> _Required work_: Once the pictures are set aside, transcribe the remaining data exactly.
######
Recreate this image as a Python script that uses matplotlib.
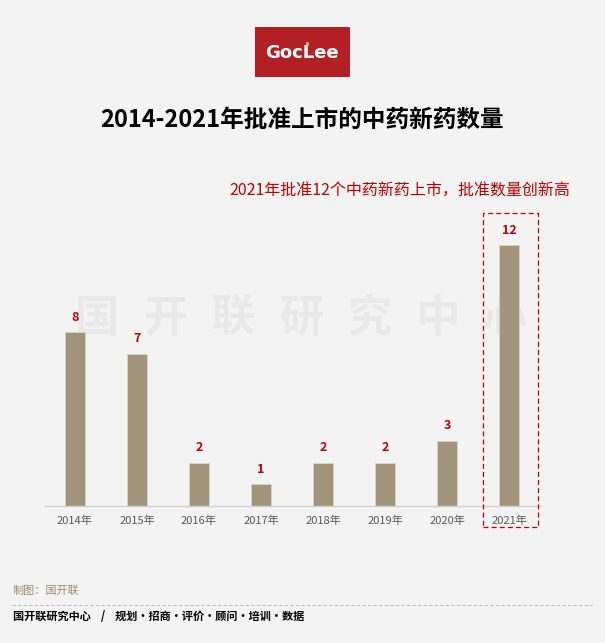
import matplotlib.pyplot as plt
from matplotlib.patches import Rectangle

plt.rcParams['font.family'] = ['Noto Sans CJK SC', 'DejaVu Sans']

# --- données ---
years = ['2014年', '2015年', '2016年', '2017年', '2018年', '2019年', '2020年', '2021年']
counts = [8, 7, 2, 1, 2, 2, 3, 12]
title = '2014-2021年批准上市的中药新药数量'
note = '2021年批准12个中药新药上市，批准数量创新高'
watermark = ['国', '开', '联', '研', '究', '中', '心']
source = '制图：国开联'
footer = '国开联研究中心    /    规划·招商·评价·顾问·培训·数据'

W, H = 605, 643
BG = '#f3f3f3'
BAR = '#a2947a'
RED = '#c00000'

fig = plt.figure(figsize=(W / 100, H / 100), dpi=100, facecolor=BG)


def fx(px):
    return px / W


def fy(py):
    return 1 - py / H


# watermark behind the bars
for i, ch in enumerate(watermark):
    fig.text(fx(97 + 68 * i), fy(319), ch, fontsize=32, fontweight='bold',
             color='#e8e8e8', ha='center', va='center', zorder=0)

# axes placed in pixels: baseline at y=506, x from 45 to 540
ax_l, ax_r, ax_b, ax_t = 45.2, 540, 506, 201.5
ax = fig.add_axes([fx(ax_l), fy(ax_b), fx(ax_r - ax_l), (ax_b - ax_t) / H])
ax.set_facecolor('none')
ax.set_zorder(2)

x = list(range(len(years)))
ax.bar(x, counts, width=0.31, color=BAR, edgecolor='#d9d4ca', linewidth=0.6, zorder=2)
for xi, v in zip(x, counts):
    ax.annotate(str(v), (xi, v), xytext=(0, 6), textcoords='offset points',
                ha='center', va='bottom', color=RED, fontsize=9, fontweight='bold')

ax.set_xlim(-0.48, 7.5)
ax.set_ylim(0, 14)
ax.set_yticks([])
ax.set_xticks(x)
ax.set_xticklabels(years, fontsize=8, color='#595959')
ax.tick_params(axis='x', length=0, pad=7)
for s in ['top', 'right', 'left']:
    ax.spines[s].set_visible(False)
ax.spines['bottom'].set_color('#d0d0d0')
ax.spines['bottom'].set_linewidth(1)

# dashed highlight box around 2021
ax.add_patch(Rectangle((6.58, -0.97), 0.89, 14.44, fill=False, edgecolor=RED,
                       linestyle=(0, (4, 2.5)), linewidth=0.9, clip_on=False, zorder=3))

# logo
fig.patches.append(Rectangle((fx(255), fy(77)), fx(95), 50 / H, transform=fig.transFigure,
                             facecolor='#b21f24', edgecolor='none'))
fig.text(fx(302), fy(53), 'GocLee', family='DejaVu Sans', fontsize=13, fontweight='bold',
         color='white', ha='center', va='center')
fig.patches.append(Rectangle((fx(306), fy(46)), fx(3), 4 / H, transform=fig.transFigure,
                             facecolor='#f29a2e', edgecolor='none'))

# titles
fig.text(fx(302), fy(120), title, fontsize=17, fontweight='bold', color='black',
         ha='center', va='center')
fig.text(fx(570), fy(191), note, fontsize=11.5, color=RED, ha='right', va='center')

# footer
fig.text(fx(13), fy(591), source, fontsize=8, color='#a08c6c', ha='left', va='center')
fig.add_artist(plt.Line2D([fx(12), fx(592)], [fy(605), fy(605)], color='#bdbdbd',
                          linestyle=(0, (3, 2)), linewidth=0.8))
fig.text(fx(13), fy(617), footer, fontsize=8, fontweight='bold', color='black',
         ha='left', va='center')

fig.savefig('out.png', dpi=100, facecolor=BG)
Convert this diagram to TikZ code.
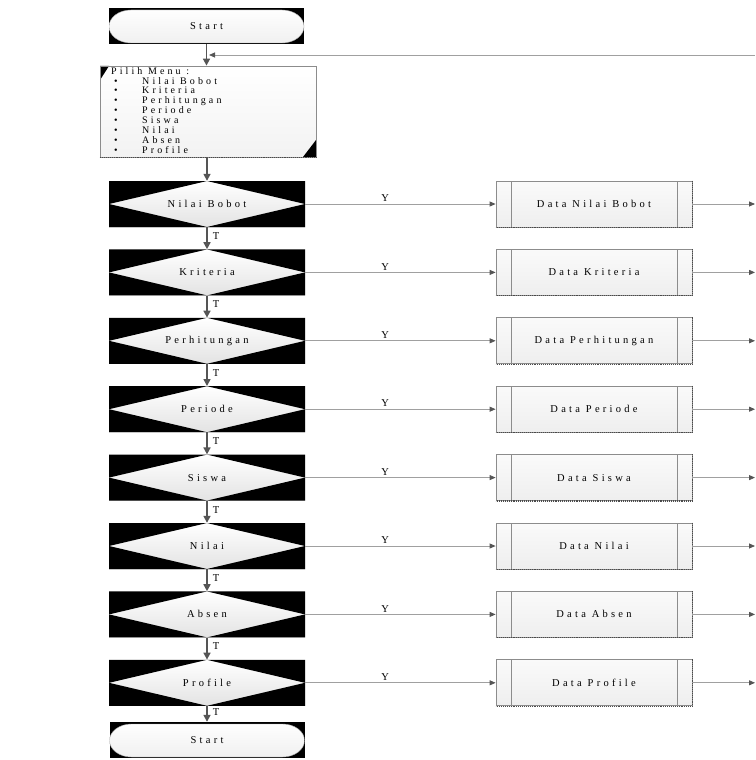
######
> _Full output_:
Recreate this image as a Python script that uses matplotlib.
import matplotlib.pyplot as plt
from matplotlib.patches import Rectangle

plt.rcParams['font.family'] = ['Noto Sans CJK SC', 'DejaVu Sans']

# --- données ---
years = ['2014年', '2015年', '2016年', '2017年', '2018年', '2019年', '2020年', '2021年']
counts = [8, 7, 2, 1, 2, 2, 3, 12]
title = '2014-2021年批准上市的中药新药数量'
note = '2021年批准12个中药新药上市，批准数量创新高'
watermark = ['国', '开', '联', '研', '究', '中', '心']
source = '制图：国开联'
footer = '国开联研究中心    /    规划·招商·评价·顾问·培训·数据'

W, H = 605, 643
BG = '#f3f3f3'
BAR = '#a2947a'
RED = '#c00000'

fig = plt.figure(figsize=(W / 100, H / 100), dpi=100, facecolor=BG)


def fx(px):
    return px / W


def fy(py):
    return 1 - py / H


# watermark behind the bars
for i, ch in enumerate(watermark):
    fig.text(fx(97 + 68 * i), fy(319), ch, fontsize=32, fontweight='bold',
             color='#e8e8e8', ha='center', va='center', zorder=0)

# axes placed in pixels: baseline at y=506, x from 45 to 540
ax_l, ax_r, ax_b, ax_t = 45.2, 540, 506, 201.5
ax = fig.add_axes([fx(ax_l), fy(ax_b), fx(ax_r - ax_l), (ax_b - ax_t) / H])
ax.set_facecolor('none')
ax.set_zorder(2)

x = list(range(len(years)))
ax.bar(x, counts, width=0.31, color=BAR, edgecolor='#d9d4ca', linewidth=0.6, zorder=2)
for xi, v in zip(x, counts):
    ax.annotate(str(v), (xi, v), xytext=(0, 6), textcoords='offset points',
                ha='center', va='bottom', color=RED, fontsize=9, fontweight='bold')

ax.set_xlim(-0.48, 7.5)
ax.set_ylim(0, 14)
ax.set_yticks([])
ax.set_xticks(x)
ax.set_xticklabels(years, fontsize=8, color='#595959')
ax.tick_params(axis='x', length=0, pad=7)
for s in ['top', 'right', 'left']:
    ax.spines[s].set_visible(False)
ax.spines['bottom'].set_color('#d0d0d0')
ax.spines['bottom'].set_linewidth(1)

# dashed highlight box around 2021
ax.add_patch(Rectangle((6.58, -0.97), 0.89, 14.44, fill=False, edgecolor=RED,
                       linestyle=(0, (4, 2.5)), linewidth=0.9, clip_on=False, zorder=3))

# logo
fig.patches.append(Rectangle((fx(255), fy(77)), fx(95), 50 / H, transform=fig.transFigure,
                             facecolor='#b21f24', edgecolor='none'))
fig.text(fx(302), fy(53), 'GocLee', family='DejaVu Sans', fontsize=13, fontweight='bold',
         color='white', ha='center', va='center')
fig.patches.append(Rectangle((fx(306), fy(46)), fx(3), 4 / H, transform=fig.transFigure,
                             facecolor='#f29a2e', edgecolor='none'))

# titles
fig.text(fx(302), fy(120), title, fontsize=17, fontweight='bold', color='black',
         ha='center', va='center')
fig.text(fx(570), fy(191), note, fontsize=11.5, color=RED, ha='right', va='center')

# footer
fig.text(fx(13), fy(591), source, fontsize=8, color='#a08c6c', ha='left', va='center')
fig.add_artist(plt.Line2D([fx(12), fx(592)], [fy(605), fy(605)], color='#bdbdbd',
                          linestyle=(0, (3, 2)), linewidth=0.8))
fig.text(fx(13), fy(617), footer, fontsize=8, fontweight='bold', color='black',
         ha='left', va='center')

fig.savefig('out.png', dpi=100, facecolor=BG)
Convert this diagram to TikZ code.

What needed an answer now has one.